Non-intrusive Speech Intelligibility Prediction Model for Hearing Aids using Multi-domain Fused Features
Guojian Lin, Fei Chen
Automatic speech intelligibility prediction system plays an important part in the development of hearing aids. With two Clarity Prediction Challenges, speech foundation models (SFMs) have shown remarkable performance in the task of speech intelligibility prediction. In this paper, we propose a non-intrusive speech intelligibility assessment model for hearing aids with multi-domain fused SFM embedding representations.

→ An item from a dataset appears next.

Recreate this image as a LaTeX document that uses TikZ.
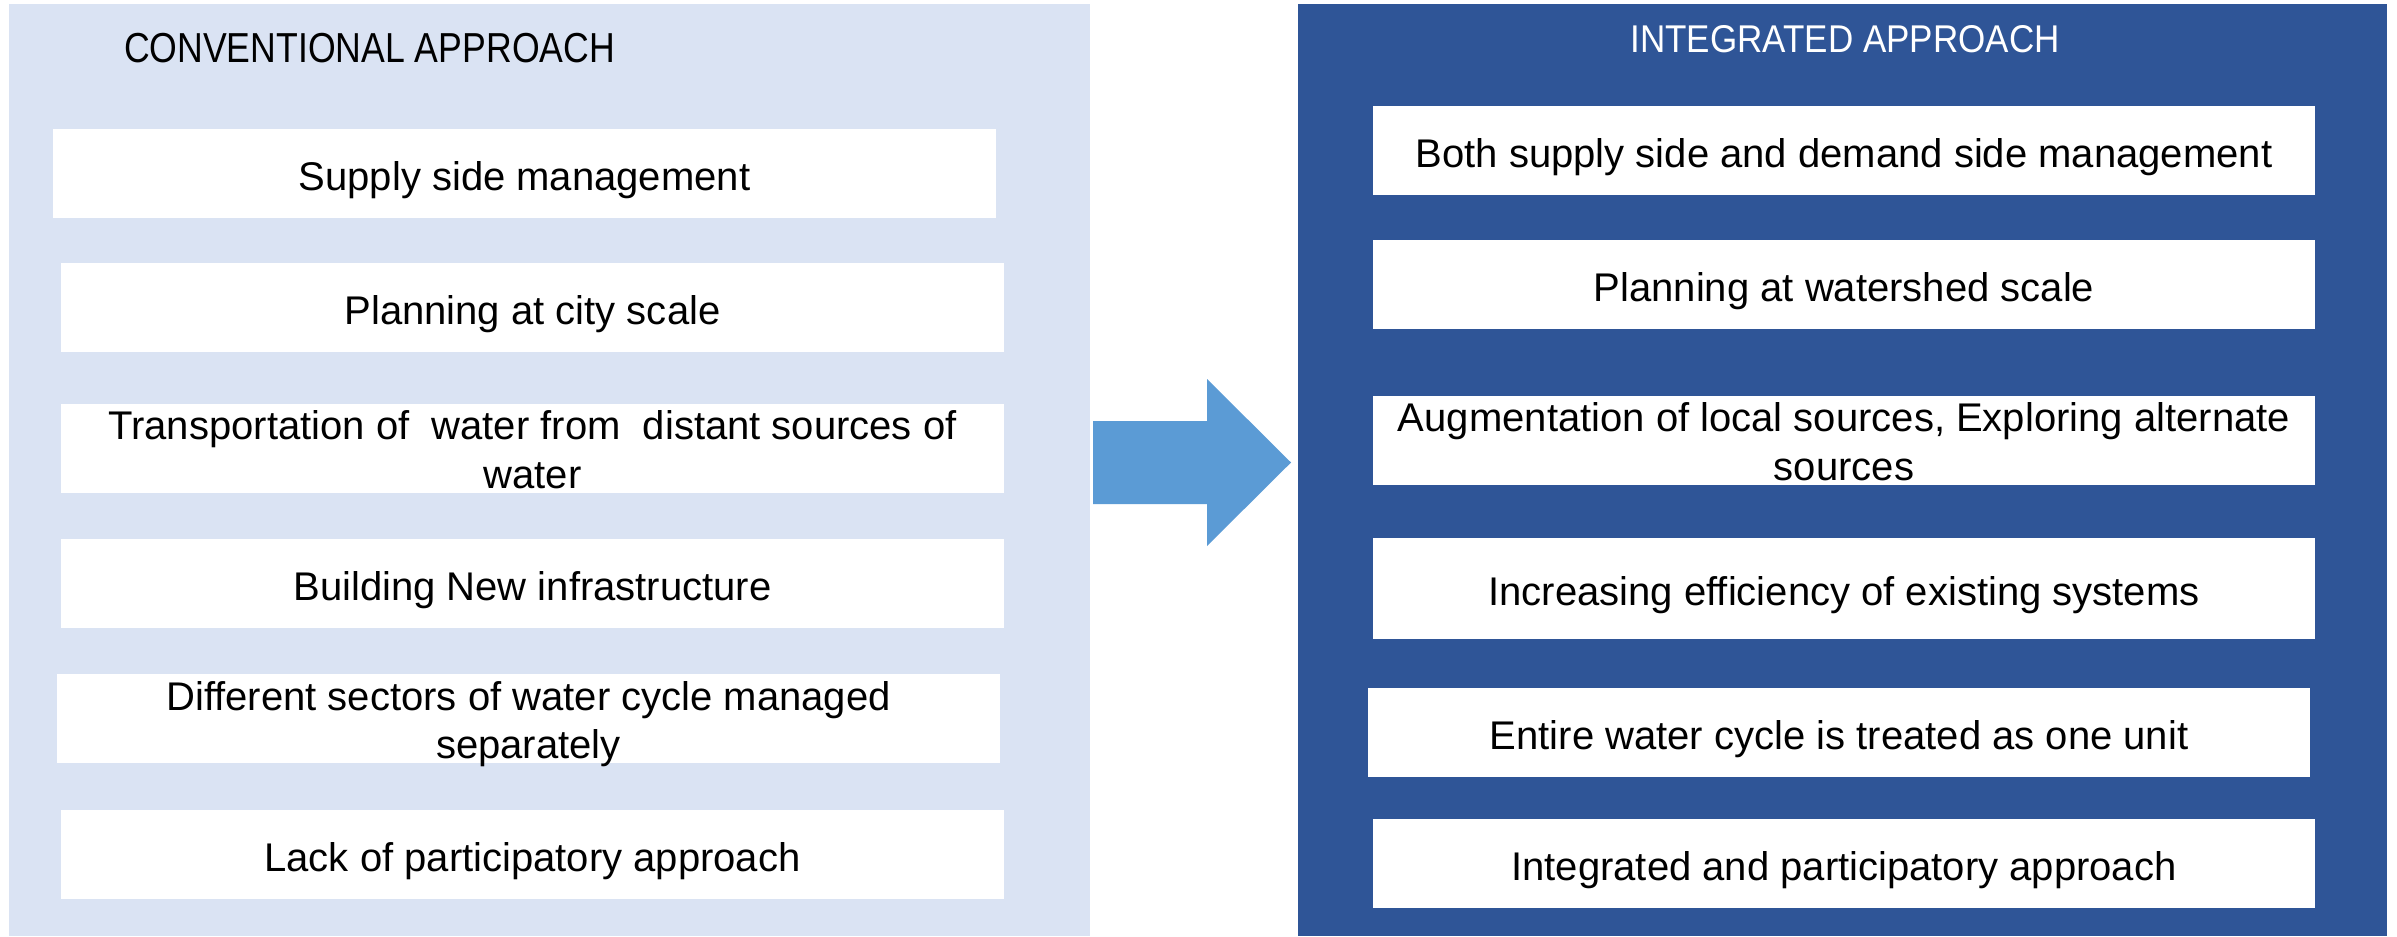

The proposed model employs left and right ear branches to process input speech signals, fusing frame-level representations from three pretrained SFMs: Hubert, Whisper, and M2D-CLAP. Moreover, the model utilizes a Bi-LSTM layer and a multi-head attention layer to process the fused representations in both frame and feature dimensions, generating frame-level intelligibility scores. Finally, the model outputs the predicted intelligibility score through global average pooling of the frame-level scores. We evaluated the root mean square error and correlation WITH single SFM representations and multi-domain fused representations on the the third Clarity Prediction Challenge dataset. Experimental results demonstrate that multi-domain fused features present strong ability of capturing comprehensive speech information and the performance of multi-domain fused features relies on the best-performing Whisper representations.